* _What is required_
Copy every line in the records below that contains the word "this".

# # # # # # #

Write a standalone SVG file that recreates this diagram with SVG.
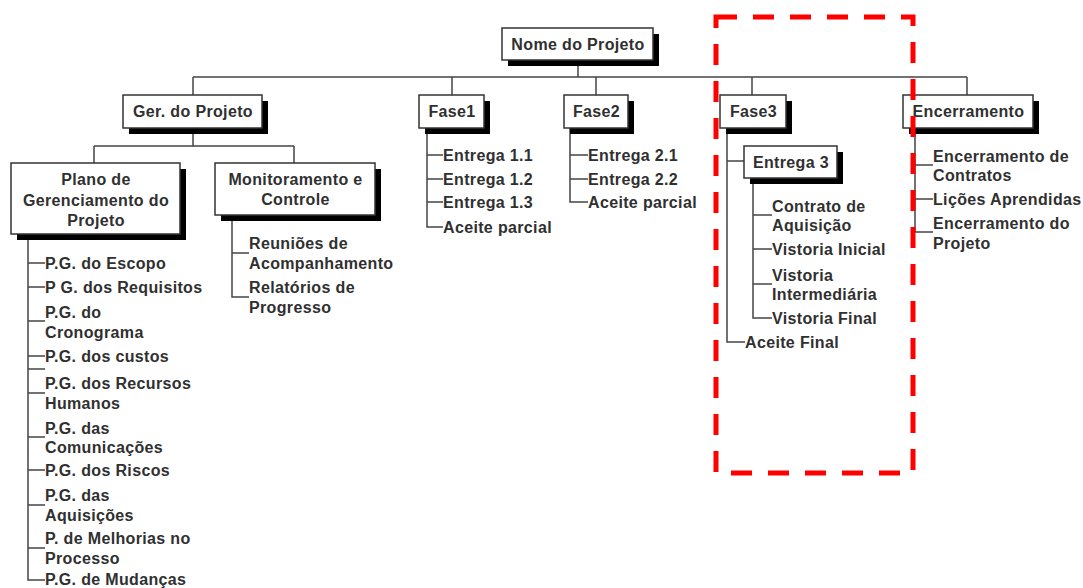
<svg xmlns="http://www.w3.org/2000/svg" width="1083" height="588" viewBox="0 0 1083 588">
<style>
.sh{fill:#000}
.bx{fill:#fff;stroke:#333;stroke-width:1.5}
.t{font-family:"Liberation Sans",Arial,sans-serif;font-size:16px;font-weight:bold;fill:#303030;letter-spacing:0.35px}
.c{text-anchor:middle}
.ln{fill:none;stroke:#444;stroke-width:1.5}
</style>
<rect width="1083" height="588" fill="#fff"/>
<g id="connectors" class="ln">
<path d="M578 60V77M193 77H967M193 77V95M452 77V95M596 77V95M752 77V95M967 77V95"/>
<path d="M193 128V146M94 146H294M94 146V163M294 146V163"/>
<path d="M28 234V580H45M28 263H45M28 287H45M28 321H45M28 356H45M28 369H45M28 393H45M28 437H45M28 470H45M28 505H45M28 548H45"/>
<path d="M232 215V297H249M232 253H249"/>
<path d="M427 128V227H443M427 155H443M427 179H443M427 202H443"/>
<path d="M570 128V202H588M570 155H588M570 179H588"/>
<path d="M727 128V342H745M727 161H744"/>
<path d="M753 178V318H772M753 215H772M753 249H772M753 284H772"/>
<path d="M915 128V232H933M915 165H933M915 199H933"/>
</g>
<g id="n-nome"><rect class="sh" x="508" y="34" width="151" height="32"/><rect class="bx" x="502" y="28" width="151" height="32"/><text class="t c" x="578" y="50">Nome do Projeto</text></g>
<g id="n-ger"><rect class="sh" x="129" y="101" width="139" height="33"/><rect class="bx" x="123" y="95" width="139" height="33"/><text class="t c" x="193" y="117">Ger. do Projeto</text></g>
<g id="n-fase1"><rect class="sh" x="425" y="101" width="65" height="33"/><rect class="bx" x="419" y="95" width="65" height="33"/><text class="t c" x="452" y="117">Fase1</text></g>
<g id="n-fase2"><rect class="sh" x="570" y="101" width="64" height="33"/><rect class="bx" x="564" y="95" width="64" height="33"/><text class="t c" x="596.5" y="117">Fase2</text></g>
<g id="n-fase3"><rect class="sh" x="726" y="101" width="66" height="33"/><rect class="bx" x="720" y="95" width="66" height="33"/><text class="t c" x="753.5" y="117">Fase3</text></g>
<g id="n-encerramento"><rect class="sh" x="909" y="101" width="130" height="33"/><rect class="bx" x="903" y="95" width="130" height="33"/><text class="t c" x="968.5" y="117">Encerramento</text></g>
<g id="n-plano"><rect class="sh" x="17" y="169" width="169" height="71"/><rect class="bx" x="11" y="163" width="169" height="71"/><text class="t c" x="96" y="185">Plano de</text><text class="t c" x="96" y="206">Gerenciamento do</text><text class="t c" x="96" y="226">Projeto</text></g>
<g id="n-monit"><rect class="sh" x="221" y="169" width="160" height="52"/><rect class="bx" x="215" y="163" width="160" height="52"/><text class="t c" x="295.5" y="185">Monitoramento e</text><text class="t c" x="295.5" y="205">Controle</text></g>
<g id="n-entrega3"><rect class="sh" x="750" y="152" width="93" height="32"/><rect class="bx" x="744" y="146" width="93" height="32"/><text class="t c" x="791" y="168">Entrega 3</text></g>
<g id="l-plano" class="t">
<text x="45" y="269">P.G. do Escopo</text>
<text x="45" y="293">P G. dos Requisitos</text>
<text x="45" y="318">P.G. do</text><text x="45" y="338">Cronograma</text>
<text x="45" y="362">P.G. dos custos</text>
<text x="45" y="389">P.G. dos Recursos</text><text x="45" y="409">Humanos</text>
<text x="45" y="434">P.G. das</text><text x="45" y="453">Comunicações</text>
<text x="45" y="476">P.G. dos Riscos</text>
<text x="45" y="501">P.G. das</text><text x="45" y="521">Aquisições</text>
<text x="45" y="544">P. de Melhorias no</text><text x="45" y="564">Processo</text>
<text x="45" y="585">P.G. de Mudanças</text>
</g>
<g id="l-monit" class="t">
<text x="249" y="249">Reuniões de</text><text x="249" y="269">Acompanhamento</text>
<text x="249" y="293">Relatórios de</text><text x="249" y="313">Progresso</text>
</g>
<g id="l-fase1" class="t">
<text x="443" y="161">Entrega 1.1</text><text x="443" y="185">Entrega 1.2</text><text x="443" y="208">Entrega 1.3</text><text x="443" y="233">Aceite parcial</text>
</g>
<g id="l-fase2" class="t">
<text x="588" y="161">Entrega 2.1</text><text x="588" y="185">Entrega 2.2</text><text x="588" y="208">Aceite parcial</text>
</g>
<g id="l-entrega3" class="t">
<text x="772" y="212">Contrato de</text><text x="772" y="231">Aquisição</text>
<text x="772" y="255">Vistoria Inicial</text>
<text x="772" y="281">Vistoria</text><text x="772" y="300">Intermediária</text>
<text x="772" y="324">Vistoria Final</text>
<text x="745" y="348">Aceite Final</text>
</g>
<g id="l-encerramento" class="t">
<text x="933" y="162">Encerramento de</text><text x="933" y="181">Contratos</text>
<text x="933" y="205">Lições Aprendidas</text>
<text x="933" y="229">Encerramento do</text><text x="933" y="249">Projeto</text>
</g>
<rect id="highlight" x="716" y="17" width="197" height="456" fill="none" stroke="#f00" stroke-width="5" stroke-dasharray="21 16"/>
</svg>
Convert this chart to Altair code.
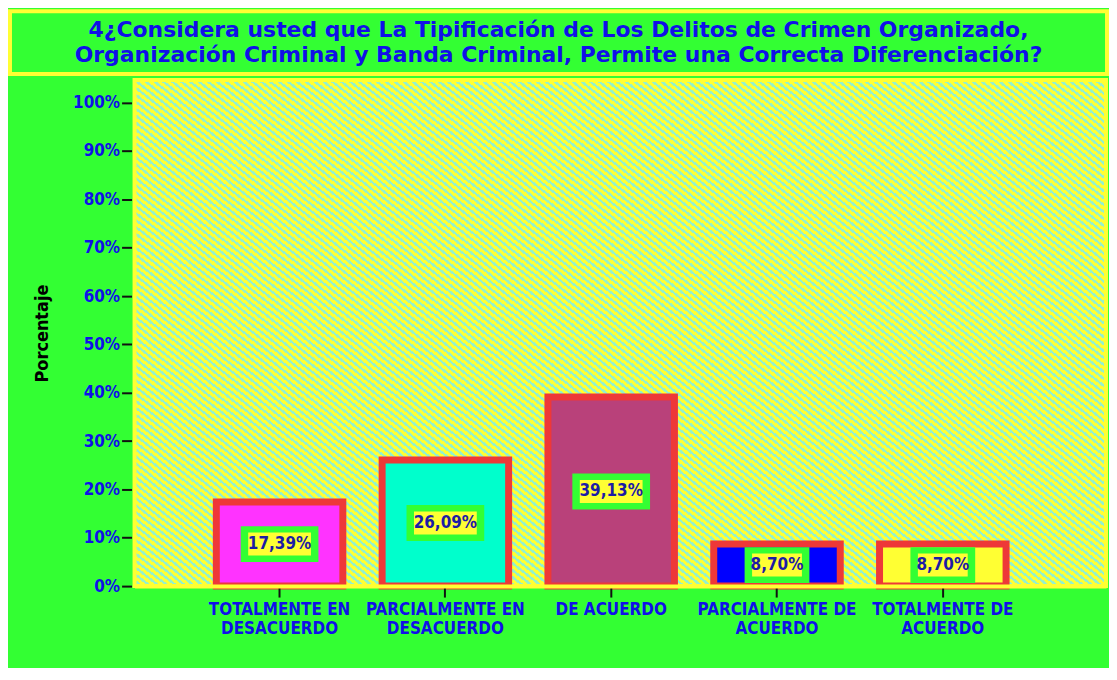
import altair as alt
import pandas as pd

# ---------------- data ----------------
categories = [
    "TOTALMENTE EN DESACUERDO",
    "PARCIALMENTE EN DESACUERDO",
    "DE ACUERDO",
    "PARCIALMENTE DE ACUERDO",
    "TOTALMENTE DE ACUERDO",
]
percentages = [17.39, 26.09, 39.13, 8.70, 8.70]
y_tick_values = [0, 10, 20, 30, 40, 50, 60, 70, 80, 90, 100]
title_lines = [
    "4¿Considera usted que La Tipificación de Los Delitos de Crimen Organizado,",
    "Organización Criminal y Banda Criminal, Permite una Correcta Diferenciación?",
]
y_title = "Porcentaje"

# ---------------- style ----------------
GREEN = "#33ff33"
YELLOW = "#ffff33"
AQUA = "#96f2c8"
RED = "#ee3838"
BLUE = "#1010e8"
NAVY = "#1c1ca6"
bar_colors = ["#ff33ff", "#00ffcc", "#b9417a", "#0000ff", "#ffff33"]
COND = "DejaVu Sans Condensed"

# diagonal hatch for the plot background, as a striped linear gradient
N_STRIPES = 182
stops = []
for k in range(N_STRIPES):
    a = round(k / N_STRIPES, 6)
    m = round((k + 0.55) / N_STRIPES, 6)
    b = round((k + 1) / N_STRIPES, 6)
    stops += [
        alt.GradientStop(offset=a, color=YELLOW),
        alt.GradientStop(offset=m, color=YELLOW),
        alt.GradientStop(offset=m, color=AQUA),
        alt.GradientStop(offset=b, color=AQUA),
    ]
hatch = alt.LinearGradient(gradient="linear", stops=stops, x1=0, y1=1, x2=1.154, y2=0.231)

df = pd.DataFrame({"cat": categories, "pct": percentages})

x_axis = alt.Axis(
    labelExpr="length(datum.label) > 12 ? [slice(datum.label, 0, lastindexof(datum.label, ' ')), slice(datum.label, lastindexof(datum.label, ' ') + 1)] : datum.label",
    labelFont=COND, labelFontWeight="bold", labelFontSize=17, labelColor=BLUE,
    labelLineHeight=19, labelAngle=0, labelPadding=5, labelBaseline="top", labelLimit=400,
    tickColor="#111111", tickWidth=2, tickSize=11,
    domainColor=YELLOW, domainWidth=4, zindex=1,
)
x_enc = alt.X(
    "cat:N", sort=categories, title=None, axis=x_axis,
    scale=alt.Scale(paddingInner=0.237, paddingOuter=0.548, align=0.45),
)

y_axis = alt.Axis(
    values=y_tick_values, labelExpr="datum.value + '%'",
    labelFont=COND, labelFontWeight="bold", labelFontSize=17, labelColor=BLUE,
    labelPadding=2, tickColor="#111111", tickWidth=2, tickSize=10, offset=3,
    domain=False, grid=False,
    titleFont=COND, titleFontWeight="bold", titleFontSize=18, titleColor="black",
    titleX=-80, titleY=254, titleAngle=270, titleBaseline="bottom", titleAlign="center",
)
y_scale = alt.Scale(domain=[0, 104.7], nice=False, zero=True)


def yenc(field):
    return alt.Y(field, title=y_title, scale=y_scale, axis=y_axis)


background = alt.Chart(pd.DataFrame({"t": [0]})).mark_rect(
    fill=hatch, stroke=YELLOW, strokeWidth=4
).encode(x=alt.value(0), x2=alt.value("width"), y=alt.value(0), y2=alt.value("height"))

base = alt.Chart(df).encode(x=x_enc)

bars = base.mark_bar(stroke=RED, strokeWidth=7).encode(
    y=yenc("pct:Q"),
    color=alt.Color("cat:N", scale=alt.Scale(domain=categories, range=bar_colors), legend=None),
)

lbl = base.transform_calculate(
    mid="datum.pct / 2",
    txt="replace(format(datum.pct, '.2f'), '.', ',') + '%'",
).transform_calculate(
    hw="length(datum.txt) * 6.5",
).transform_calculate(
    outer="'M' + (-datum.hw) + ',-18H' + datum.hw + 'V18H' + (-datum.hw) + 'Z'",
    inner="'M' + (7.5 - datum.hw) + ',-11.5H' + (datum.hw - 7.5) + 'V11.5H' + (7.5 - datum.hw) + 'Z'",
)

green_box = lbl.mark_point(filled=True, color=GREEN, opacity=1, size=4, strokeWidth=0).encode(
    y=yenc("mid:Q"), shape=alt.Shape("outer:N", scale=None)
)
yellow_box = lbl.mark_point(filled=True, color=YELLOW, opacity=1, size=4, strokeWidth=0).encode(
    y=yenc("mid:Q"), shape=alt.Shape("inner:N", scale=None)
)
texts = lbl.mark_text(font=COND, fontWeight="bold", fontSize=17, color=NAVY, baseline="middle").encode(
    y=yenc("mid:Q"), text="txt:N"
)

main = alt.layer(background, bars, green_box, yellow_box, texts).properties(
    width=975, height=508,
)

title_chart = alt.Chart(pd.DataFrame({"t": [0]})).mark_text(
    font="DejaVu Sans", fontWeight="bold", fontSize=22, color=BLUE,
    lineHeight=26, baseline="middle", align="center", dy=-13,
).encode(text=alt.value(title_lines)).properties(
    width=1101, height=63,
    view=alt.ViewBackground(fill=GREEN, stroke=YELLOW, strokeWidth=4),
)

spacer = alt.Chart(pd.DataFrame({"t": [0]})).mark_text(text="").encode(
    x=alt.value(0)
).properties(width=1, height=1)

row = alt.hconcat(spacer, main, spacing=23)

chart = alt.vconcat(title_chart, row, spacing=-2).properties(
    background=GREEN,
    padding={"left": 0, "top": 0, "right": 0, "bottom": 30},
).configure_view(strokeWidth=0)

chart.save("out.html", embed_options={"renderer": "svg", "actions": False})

# # # # # # #

* _The answer_
Write a standalone SVG file that recreates this diagram with SVG.
Convert this chart to Altair code.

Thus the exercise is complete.